A problem in the judiciary

Professor Martti Koskenniemi criticizes politicians and bureaucrats for inaction with the Finnish "grandma problem", where elderly parents of long-time immigrants and citizens are deported from the country, sometimes in ways that seem to be very unfair. Politicians have promised to rework the law, but they have been slow in guiding the ministry. The police and immigration authorities have delayed the deportations in anticipation of law changes, but now they are starting to feel that they can no longer ignore their duties and legally valid decisions passed by courts of law.

I think Koskenniemi is misguided, or worse, dishonest. He criticizes the legislative and the executive, while the actual heartless party is the judiciary. In some way it is of course understandable that Koskenniemi criticizes others, not his own profession, but as said, to me this sounds dishonest. Reminds me of the old saying about crows not picking the eye of another crow.

Let's elaborate. The classic Montesquieuean separation of state powers is that the legislative (politicians, parliament) passes laws, the judiciary (judges and lawyers) interprets them, and the executive (bureaucrats, including police) implements. In some banana republics, it is not unheard of that El Presidente tells a court what to decide, or tells a ministry official to bypass the law, or even invents a new law ad hoc. But in established democracies, the separation of state powers is a strong tradition.
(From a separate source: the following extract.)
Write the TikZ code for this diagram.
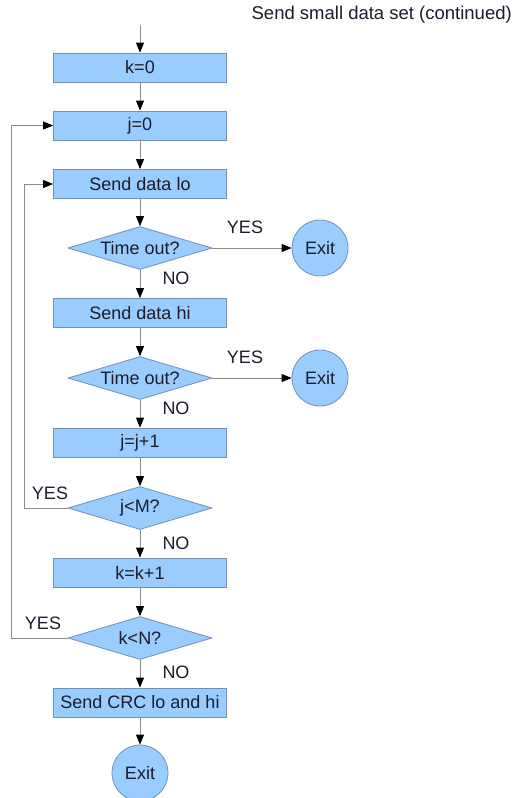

It would be really scary if the bureaucrats were taking direct orders from the president or the prime minister, bypassing laws and their interpretation as established by courts.

Our administrational courts have come across criticism both ways, for being too strict and being too lenient, and I think both criticisms can be valid at the same time.

It's inconceivable that constantly reoffending criminals cannot be deported. One obvious example is the infamous Ibrahim Shkupolli, who I mentioned before. Although he was routinely violating restraint orders, the police never even proposed to deport him because they knew such an initiative would have the chances of a snowball in hell. It's big news that one (1) Somalian constantly-repeating offender was deported, and even he gives interview statements where he vows to return - and plenty of hapless "no borders" activists seem to be willing to help him.

It is also inconceivable that at a time when most front-line politicians speak very favourably of immigration, particularly job-related immigration, we're not taking into account that immigrants are not just workforce, immigrants are people. They're humans. The people don't come out from void: they have background, history, they have families. If you bring the bread-winner of a family to Finland, the family will eventually be dependent on this person and the family wants to live together and take care of each other. There's no such thing as a purely job-related immigration without families (unless you do it in the Dubai way, which we would consider serious exploitation).

The centerpiece of the "grandma problem" is heartless courts. The problem is not the legislative or even the current law - which could allow people like Eveline Fadayel, Irina Antonova or Marina Senchishak to stay with their family members in Finland, if the courts just decided to read what it says in paragraph § 52 of the Immigration Act. Also, the problem isn't the bureaucrats or the police. I have noticed the police are well aware that if they forcefully remove a sick, elderly person from her bed or wheelchair, tie her to a stretcher and dump across the border, this person is as good as dead, whatever Vladimir Putin says about good care of the elderly in Russia.

Come on: in the case that I know, the old person had a distinctly visible skin cancer, in fact a huge bulb, in her head. The Russian care of the elderly never noticed it - the person herself couldn't say anything because she unable to speak, or to be precise, her Finnish daughter is the only person who can understand her speech after brain hemorhage. The Russian care of the elderly never even met her, because she was starving in her flat, bed-ridden in her own stench, until her daughter managed to take care of her in Finland (and arrange the cancer operation at a private doctor, at no cost to the taxpayer - credits to the doctor who barely charged expenses, not to speak of anything close to a regular market price in private healthcare).

There has to be a limit. We cannot take everyone aboard in a welfare state; the line of needy people in world is endless and way beyond our resources. But when we are drawing the line, I think it is fair to say that it would be inhuman if we have a person who has come to the country over 20 years ago, married, learned the Finnish language, worked hard to make a living, raised her children to be Finnish-speaking Finns, but still wants to take care of her elderly mother - and then this mother should be left across the border to rot and die.